Los dos conjuntos, el del sufrimiento y el de los criminales, siniestro el uno y terrible el otro, son parte de España. Y España, la palabra España, deja de tener sentido si quienes la forman olvidan el dolor en el que se creó el segundo y el intento criminal que conforma el otro.

Como explicó ayer LA RAZÓN, el Gobierno ha decidido acercar a los terroristas nacionalistas al País Vasco y ceder luego la competencia sobre su posible liberación a los nacionalistas. Quedan así desamparados los que han sufrido y premiados los criminales. El gesto reforzará a una sociedad, la vasca, de la que están excluidos todos aquellos que no aceptan la construcción de una nación cimentada en el crimen y la sangre de los inocentes. Y debilitará a España, porque una nación no puede prescindir de la justicia.

En eso consiste el proyecto de Sánchez y de Iglesias. Diluir los lazos que unen a la antigua nación constitucional española y reforzar, en cambio, la creación de esa nueva «nación» vasca.
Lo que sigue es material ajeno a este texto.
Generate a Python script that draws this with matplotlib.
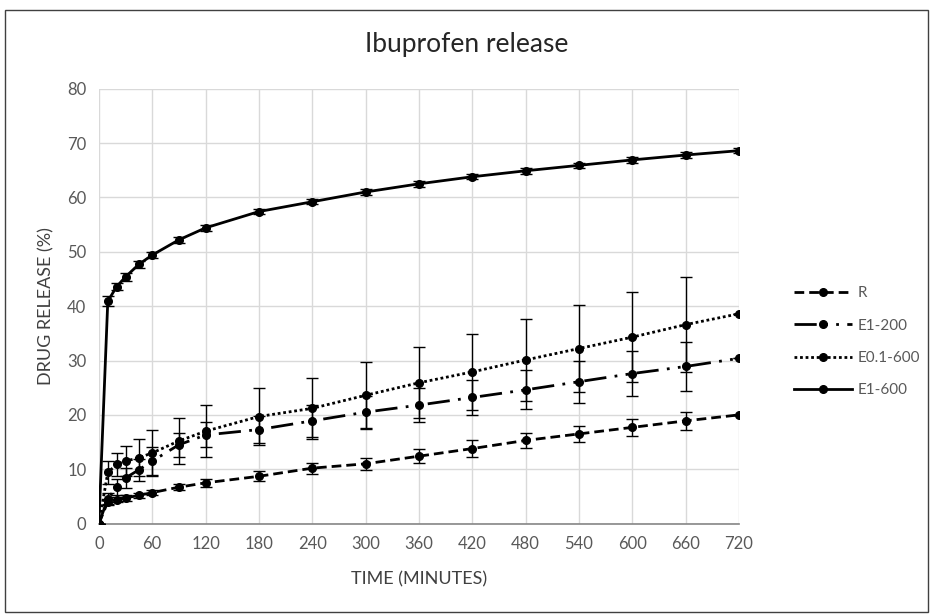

Una «nación» que no lo es porque está orgullosa de quienes la fundaron en el terror y la criminalización de todos aquellos que pensaron que se podía ser vasco de otra manera, sin violentar ni asesinar a nadie.

El acercamiento de presos no es, como dice el Gobierno, la normalización y la superación definitivas de una situación excepcional. Al contrario, es la institucionalización de lo que siempre debió haber sido excepcional. En nuestro país, el gobierno premia la violencia política. Y lo hace como si fuera una muestra de diálogo y de apertura, siendo exactamente lo contrario. Significa el olvido de aquellos que han sufrido con esa violencia, y la creación de espacios, cada vez más amplios y más consolidados, donde los verdugos y sus cómplices campan a sus anchas, sin contrapeso. Ya no hay violencia, se dice. Pero la hubo y la sigue habiendo, ejercida ahora por unas instituciones creadas para eso, porque ese es el designio único del nacionalismo. También la ejerce el Gobierno central, al tolerarla en la Comunidad Autónoma correspondiente y en el resto de España, fingiendo que es un capítulo pasado de nuestra historia y que esas heridas están cerradas. No lo están, y la propia política de Sánchez e Iglesias demuestra que esas heridas siguen abiertas. Añádase el pacto con Bildu y la liquidación del castellano en la enseñanza, y se entenderá de qué hablamos.